Todavía resuenan en mi oído los acordes de aquel himno, inculcado en los campamentos juveniles de Falange, que nos prometía reconquistar Gibraltar, roca «hollada por el asta de un extraño pabellón» y «punta amada de todo español». Lo crearon y cantaban los voluntarios de la División Azul, que volvían de Rusia con el rabo entre las piernas pero con ardor guerrero intacto y digno de mejor causa: «Si en trincheras comunistas / la bandera roja y negra yo planté / aunque muera en tu conquista / en tus rocas mi estandarte clavaré».

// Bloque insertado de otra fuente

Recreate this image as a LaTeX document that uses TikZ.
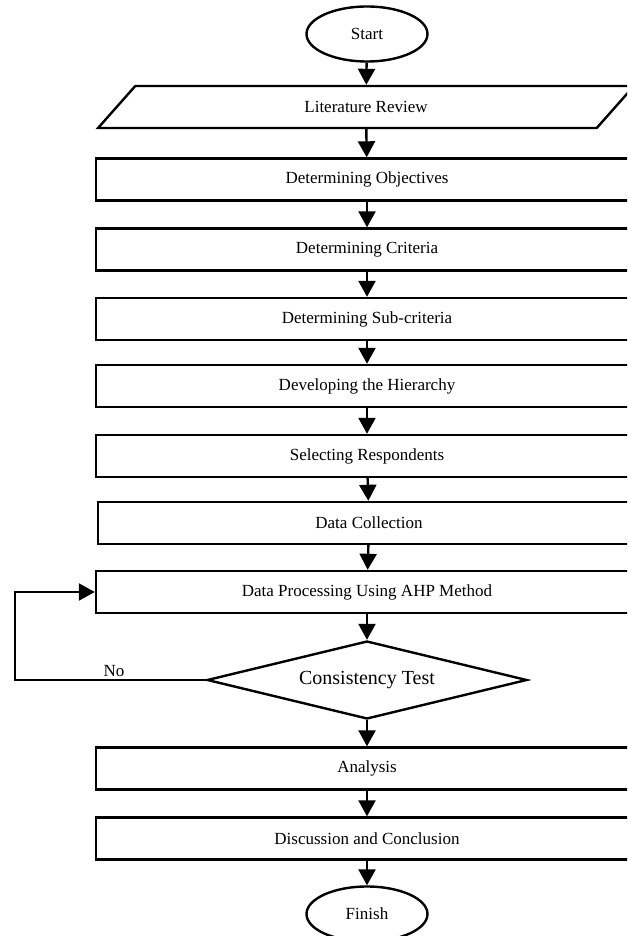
\documentclass[tikz,border=0pt]{standalone}
\usepackage{fontspec}
\setmainfont{Liberation Serif}
\usetikzlibrary{arrows.meta}
\usetikzlibrary{shapes.geometric}

\tikzset{
  stepbox/.style={draw, line width=2.4pt, minimum width=542, minimum height=42, inner sep=0pt, font=\fontsize{17}{20}\selectfont},
  terminal/.style={draw, ellipse, line width=2.4pt, minimum width=121, minimum height=55, inner sep=0pt, font=\fontsize{17}{20}\selectfont},
  flow/.style={line width=2.4pt, -{Triangle[length=16pt,width=17pt]}}
}

\begin{document}
\begin{tikzpicture}[x=1pt, y=-1pt]
   \clip (0,0) rectangle (627,936);
   \useasboundingbox (0,0) rectangle (627,936);
   %%
    \node[terminal] (start) at (367,34) {Start};
    \node[draw, trapezium, trapezium left angle=49, trapezium right angle=131, trapezium stretches=true,
          line width=2.4pt, minimum width=536, minimum height=42, inner sep=0pt,
          font=\fontsize{17}{20}\selectfont] (lit) at (366,107) {Literature Review};
    \node[stepbox] (obj) at (367,179.5) {Determining Objectives};
    \node[stepbox] (crit) at (367,249.5) {Determining Criteria};
    \node[stepbox] (sub) at (367,319) {Determining Sub-criteria};
    \node[stepbox] (hier) at (367,386) {Developing the Hierarchy};
    \node[stepbox] (resp) at (367,456) {Selecting Respondents};
    \node[stepbox] (coll) at (369,523) {Data Collection};
    \node[stepbox] (proc) at (367,592) {Data Processing Using AHP Method};
    \node[draw, diamond, line width=2.4pt, aspect=4.1, minimum width=320, minimum height=78, inner sep=0pt,
          font=\fontsize{20}{24}\selectfont] (test) at (367,680) {Consistency Test};
    \node[stepbox] (anal) at (367,768.5) {Analysis};
    \node[stepbox] (disc) at (367,838.5) {Discussion and Conclusion};
    \node[terminal] (finish) at (367,914) {Finish};
   %%
    \path[flow] (start) edge (lit);
    \path[flow] (lit) edge (obj);
    \path[flow] (obj) edge (crit);
    \path[flow] (crit) edge (sub);
    \path[flow] (sub) edge (hier);
    \path[flow] (hier) edge (resp);
    \path[flow] (resp) edge (coll);
    \path[flow] (coll) edge (proc);
    \path[flow] (proc) edge (test);
    \path[flow] (test) edge (anal);
    \path[flow] (anal) edge (disc);
    \path[flow] (disc) edge (finish);
   %%
    \coordinate (back) at (15,680);
    \draw[flow] (test.west) -- (back) |- (proc.west);
    \node[font=\fontsize{17}{20}\selectfont, anchor=south] (no) at (114,680) {No};
  \end{tikzpicture}
\end{document}
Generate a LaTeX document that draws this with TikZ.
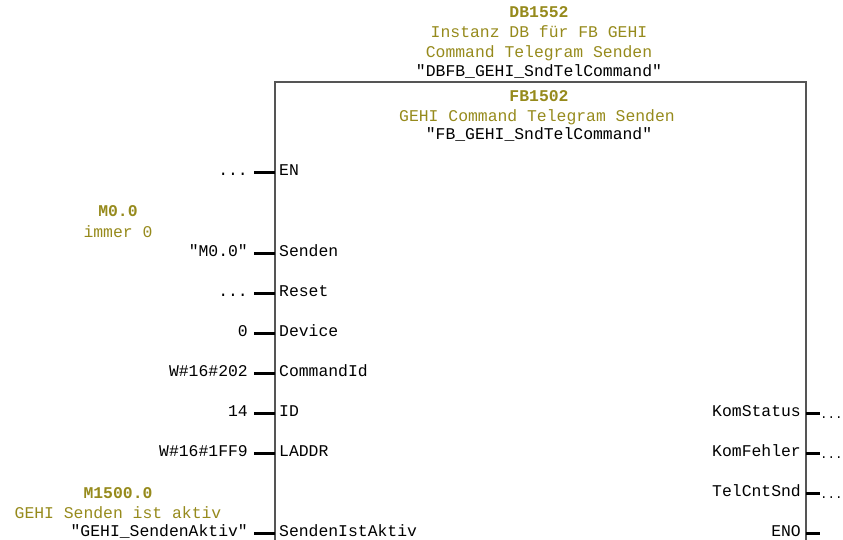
\documentclass[tikz,border=0pt]{standalone}
\usepackage{fontspec}
\newfontfamily\plcfont{Liberation Mono}
\definecolor{plcolive}{RGB}{150,138,28}
\definecolor{boxgray}{RGB}{85,85,85}

\begin{document}
\begin{tikzpicture}[x=1pt, y=-1pt,
  font=\plcfont\fontsize{16.4}{18}\selectfont,
  comment/.style={text=plcolive, inner sep=0pt, anchor=base},
  pinname/.style={inner sep=0pt},
  pinval/.style={inner sep=0pt, anchor=base east},
  outval/.style={inner sep=0pt, anchor=base west, font=\plcfont\fontsize{12.5}{14}\selectfont},
  stub/.style={line width=3pt},
  box/.style={draw=boxgray, line width=1.5pt}]
  \useasboundingbox (0,0) rectangle (843,540);
  \clip (0,0) rectangle (843,540);
  % block frame
  \coordinate (TL) at (275,82);
  \coordinate (TR) at (806,82);
  \coordinate (BL) at (275,560);
  \coordinate (BR) at (806,560);
  \draw[box] (BL) -- (TL) -- (TR) -- (BR);
  % instance DB and FB header
  \node[comment, font=\plcfont\bfseries\fontsize{16.4}{18}\selectfont] (db) at (539,18) {DB1552};
  \node[comment] (dbc1) at (539,38) {Instanz DB für FB GEHI};
  \node[comment] (dbc2) at (539,58) {Command Telegram Senden};
  \node[pinname, anchor=base] (dbsym) at (539,77) {"DBFB\_GEHI\_SndTelCommand"};
  \node[comment, font=\plcfont\bfseries\fontsize{16.4}{18}\selectfont] (fb) at (539,102) {FB1502};
  \node[comment] (fbc) at (537,122) {GEHI Command Telegram Senden};
  \node[pinname, anchor=base] (fbsym) at (539,140) {"FB\_GEHI\_SndTelCommand"};
  % input pins
  \coordinate (enL) at (254,173);    \coordinate (enB) at (275,173);
  \coordinate (sndL) at (254,253);   \coordinate (sndB) at (275,253);
  \coordinate (rstL) at (254,293);   \coordinate (rstB) at (275,293);
  \coordinate (devL) at (254,333);   \coordinate (devB) at (275,333);
  \coordinate (cmdL) at (254,373);   \coordinate (cmdB) at (275,373);
  \coordinate (idL) at (254,413);    \coordinate (idB) at (275,413);
  \coordinate (ladL) at (254,453);   \coordinate (ladB) at (275,453);
  \coordinate (aktL) at (254,533);   \coordinate (aktB) at (275,533);
  \draw[stub] (enL) -- (enB);
  \draw[stub] (sndL) -- (sndB);
  \draw[stub] (rstL) -- (rstB);
  \draw[stub] (devL) -- (devB);
  \draw[stub] (cmdL) -- (cmdB);
  \draw[stub] (idL) -- (idB);
  \draw[stub] (ladL) -- (ladB);
  \draw[stub] (aktL) -- (aktB);
  \node[pinname, anchor=base west] (en) at (279,176) {EN};
  \node[pinname, anchor=base west] (snd) at (279,256) {Senden};
  \node[pinname, anchor=base west] (rst) at (279,296) {Reset};
  \node[pinname, anchor=base west] (dev) at (279,336) {Device};
  \node[pinname, anchor=base west] (cmd) at (279,376) {CommandId};
  \node[pinname, anchor=base west] (id) at (279,416) {ID};
  \node[pinname, anchor=base west] (lad) at (279,456) {LADDR};
  \node[pinname, anchor=base west] (akt) at (279,536) {SendenIstAktiv};
  \node[pinval] (enval) at (248,176) {...};
  \node[pinval] (sndval) at (248,256) {"M0.0"};
  \node[pinval] (rstval) at (248,296) {...};
  \node[pinval] (devval) at (248,336) {0};
  \node[pinval] (cmdval) at (248,376) {W\#16\#202};
  \node[pinval] (idval) at (248,416) {14};
  \node[pinval] (ladval) at (248,456) {W\#16\#1FF9};
  \node[pinval] (aktval) at (248,536) {"GEHI\_SendenAktiv"};
  % operand comments
  \node[comment, font=\plcfont\bfseries\fontsize{16.4}{18}\selectfont] (m0) at (118,217) {M0.0};
  \node[comment] (m0c) at (118,237) {immer 0};
  \node[comment, font=\plcfont\bfseries\fontsize{16.4}{18}\selectfont] (m1500) at (118,498) {M1500.0};
  \node[comment] (m1500c) at (118,518) {GEHI Senden ist aktiv};
  % output pins
  \coordinate (stsB) at (806,413);   \coordinate (stsR) at (820,413);
  \coordinate (errB) at (806,453);   \coordinate (errR) at (820,453);
  \coordinate (telB) at (806,493);   \coordinate (telR) at (820,493);
  \coordinate (enoB) at (806,533);   \coordinate (enoR) at (820,533);
  \draw[stub] (stsB) -- (stsR);
  \draw[stub] (errB) -- (errR);
  \draw[stub] (telB) -- (telR);
  \draw[stub] (enoB) -- (enoR);
  \node[pinname, anchor=base east] (sts) at (801,416) {KomStatus};
  \node[pinname, anchor=base east] (err) at (801,456) {KomFehler};
  \node[pinname, anchor=base east] (tel) at (801,496) {TelCntSnd};
  \node[pinname, anchor=base east] (eno) at (801,536) {ENO};
  \node[outval] (stsval) at (820,418) {...};
  \node[outval] (errval) at (820,458) {...};
  \node[outval] (telval) at (820,498) {...};
\end{tikzpicture}
\end{document}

Pero Franco, a diferencia de los militares argentinos que se esnafrarían en las Malvinas, no tenía intención de suicidarse. La histórica reclamación del Peñón, moneda de cambio para que Inglaterra reconociese al primer Borbón que reinó en España, discurrió desde entonces por vías pacíficas. Con Fernando Castiella, tan obsesivo con la reivindicación que sus coetáneos le llamaban «ministro del Asunto Exterior», la descolonización parecía cobrar impulso con el amparo de la ONU. Solo fue un espejismo fugaz. El asunto se empantanó, el Reino Unido se enrocó en su negativa a discutir la soberanía de la roca y el enclave quedó relegado en la agenda de los sucesivos ministros españoles de Exteriores.
Hasta que llegó el brexit que obligó a británicos y españoles a mover ficha. El principio de acuerdo, anunciado por la ministra González Laya, ha sido celebrado con júbilo en La Línea de la Concepción y en toda Andalucía. Gibraltar se incorpora al espacio Schengen, la Europa sin fronteras. Singular paradoja: mientras la metrópoli se divorcia de Europa, su colonia formaliza un noviazgo con esa misma Europa repudiada por Londres. Cae la Verja que separaba a españoles y gibraltareños. El único control se establece en el puerto y aeropuerto, puertas de entrada de viajeros de países terceros como el Reino Unido. Otra paradoja: los británicos necesitan pasaporte para acceder al territorio del «extraño pabellón»; los españoles y ciudadanos de países Schengen no. El acceso lo controlarán las fuerzas de seguridad españolas, aunque sea con mando a distancia a través de la agencia Frontex.
Tanto Londres como Madrid renunciaron, en aras del acuerdo, a poner sobre la mesa la cuestión de la soberanía. Esa omisión ha dado pie a la principal objeción de la oposición. El Gobierno, señala Pablo Casado, «ha malogrado» la oportunidad de negociar la cosoberanía de Gibraltar. La crítica del ex ministro García Margallo, cocinero antes que fraile, va en otra dirección: «De repente, Gibraltar se convierte en un ente soberano». Ambas cuestiones desbordan el espacio de este comentario. Apuntemos solamente que realizar controles Schengen supone un ejercicio de soberanía compartida. Y que convertir a Gibraltar en interlocutor «soberano», al nivel de España y Reino Unido, no es muy distinto al estatus que se le asignó a Hong Kong en su día. Soberanía, en el siglo XXI, ya no significa simplemente arriar el extraño pabellón y reemplazarlo por la bandera rojigualda.